> **PROMPT**: Quote the whole listing exactly. Leave the pictures out of your copy.
***
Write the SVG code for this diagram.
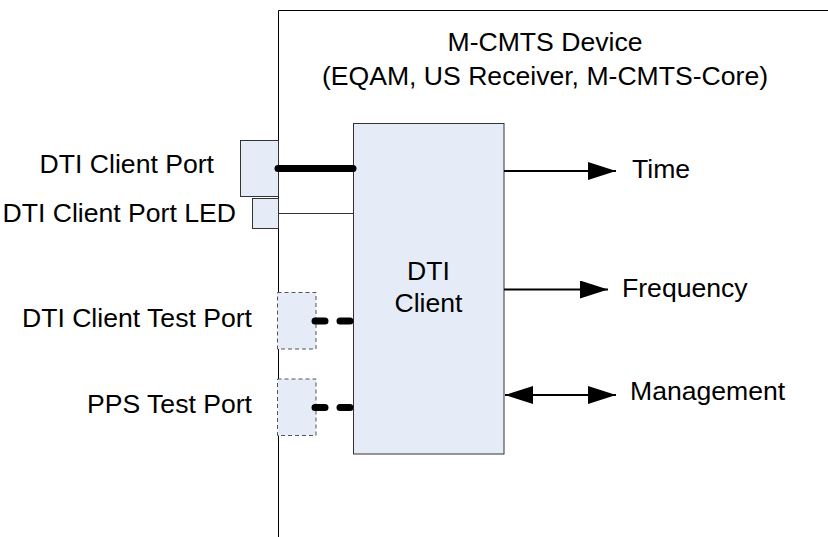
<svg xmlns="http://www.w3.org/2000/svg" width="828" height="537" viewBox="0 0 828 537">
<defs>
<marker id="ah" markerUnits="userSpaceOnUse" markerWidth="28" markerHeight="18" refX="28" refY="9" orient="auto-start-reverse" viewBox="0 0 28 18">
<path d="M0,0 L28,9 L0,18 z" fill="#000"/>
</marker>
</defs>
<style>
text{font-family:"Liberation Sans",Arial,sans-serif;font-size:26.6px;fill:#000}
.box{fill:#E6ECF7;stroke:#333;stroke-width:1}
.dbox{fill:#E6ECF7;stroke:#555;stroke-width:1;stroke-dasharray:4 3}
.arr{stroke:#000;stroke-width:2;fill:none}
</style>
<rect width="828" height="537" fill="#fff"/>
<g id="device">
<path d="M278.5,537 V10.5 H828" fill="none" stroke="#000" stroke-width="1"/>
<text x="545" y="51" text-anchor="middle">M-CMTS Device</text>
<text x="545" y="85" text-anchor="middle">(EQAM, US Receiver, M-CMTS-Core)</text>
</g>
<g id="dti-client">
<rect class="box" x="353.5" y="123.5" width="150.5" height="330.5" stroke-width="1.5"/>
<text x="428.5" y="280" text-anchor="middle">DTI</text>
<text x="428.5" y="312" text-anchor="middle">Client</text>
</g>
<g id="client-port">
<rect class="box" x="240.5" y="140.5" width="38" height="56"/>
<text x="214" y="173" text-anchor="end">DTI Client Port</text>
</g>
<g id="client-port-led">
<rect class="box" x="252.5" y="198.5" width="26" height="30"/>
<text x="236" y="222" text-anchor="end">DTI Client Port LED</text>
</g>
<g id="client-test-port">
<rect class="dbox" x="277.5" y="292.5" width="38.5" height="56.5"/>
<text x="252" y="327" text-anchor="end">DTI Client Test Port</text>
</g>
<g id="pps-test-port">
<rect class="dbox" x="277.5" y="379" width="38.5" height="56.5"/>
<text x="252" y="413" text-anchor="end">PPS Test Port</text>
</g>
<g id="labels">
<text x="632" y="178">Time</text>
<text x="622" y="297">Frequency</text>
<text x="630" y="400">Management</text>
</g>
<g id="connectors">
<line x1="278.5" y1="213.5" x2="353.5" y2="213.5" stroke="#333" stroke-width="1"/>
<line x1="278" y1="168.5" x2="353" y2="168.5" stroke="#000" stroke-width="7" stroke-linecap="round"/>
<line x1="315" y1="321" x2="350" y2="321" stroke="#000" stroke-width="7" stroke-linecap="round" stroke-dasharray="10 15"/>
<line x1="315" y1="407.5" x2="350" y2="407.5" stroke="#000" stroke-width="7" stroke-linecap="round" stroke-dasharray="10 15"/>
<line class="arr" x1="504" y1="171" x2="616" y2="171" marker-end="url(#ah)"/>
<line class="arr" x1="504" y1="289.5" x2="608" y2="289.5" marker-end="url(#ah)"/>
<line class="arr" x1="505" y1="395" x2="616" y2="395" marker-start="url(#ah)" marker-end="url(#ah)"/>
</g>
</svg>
***
> **SOLUTION**:
Write the SVG code for this diagram.
<svg xmlns="http://www.w3.org/2000/svg" width="828" height="537" viewBox="0 0 828 537">
<defs>
<marker id="ah" markerUnits="userSpaceOnUse" markerWidth="28" markerHeight="18" refX="28" refY="9" orient="auto-start-reverse" viewBox="0 0 28 18">
<path d="M0,0 L28,9 L0,18 z" fill="#000"/>
</marker>
</defs>
<style>
text{font-family:"Liberation Sans",Arial,sans-serif;font-size:26.6px;fill:#000}
.box{fill:#E6ECF7;stroke:#333;stroke-width:1}
.dbox{fill:#E6ECF7;stroke:#555;stroke-width:1;stroke-dasharray:4 3}
.arr{stroke:#000;stroke-width:2;fill:none}
</style>
<rect width="828" height="537" fill="#fff"/>
<g id="device">
<path d="M278.5,537 V10.5 H828" fill="none" stroke="#000" stroke-width="1"/>
<text x="545" y="51" text-anchor="middle">M-CMTS Device</text>
<text x="545" y="85" text-anchor="middle">(EQAM, US Receiver, M-CMTS-Core)</text>
</g>
<g id="dti-client">
<rect class="box" x="353.5" y="123.5" width="150.5" height="330.5" stroke-width="1.5"/>
<text x="428.5" y="280" text-anchor="middle">DTI</text>
<text x="428.5" y="312" text-anchor="middle">Client</text>
</g>
<g id="client-port">
<rect class="box" x="240.5" y="140.5" width="38" height="56"/>
<text x="214" y="173" text-anchor="end">DTI Client Port</text>
</g>
<g id="client-port-led">
<rect class="box" x="252.5" y="198.5" width="26" height="30"/>
<text x="236" y="222" text-anchor="end">DTI Client Port LED</text>
</g>
<g id="client-test-port">
<rect class="dbox" x="277.5" y="292.5" width="38.5" height="56.5"/>
<text x="252" y="327" text-anchor="end">DTI Client Test Port</text>
</g>
<g id="pps-test-port">
<rect class="dbox" x="277.5" y="379" width="38.5" height="56.5"/>
<text x="252" y="413" text-anchor="end">PPS Test Port</text>
</g>
<g id="labels">
<text x="632" y="178">Time</text>
<text x="622" y="297">Frequency</text>
<text x="630" y="400">Management</text>
</g>
<g id="connectors">
<line x1="278.5" y1="213.5" x2="353.5" y2="213.5" stroke="#333" stroke-width="1"/>
<line x1="278" y1="168.5" x2="353" y2="168.5" stroke="#000" stroke-width="7" stroke-linecap="round"/>
<line x1="315" y1="321" x2="350" y2="321" stroke="#000" stroke-width="7" stroke-linecap="round" stroke-dasharray="10 15"/>
<line x1="315" y1="407.5" x2="350" y2="407.5" stroke="#000" stroke-width="7" stroke-linecap="round" stroke-dasharray="10 15"/>
<line class="arr" x1="504" y1="171" x2="616" y2="171" marker-end="url(#ah)"/>
<line class="arr" x1="504" y1="289.5" x2="608" y2="289.5" marker-end="url(#ah)"/>
<line class="arr" x1="505" y1="395" x2="616" y2="395" marker-start="url(#ah)" marker-end="url(#ah)"/>
</g>
</svg>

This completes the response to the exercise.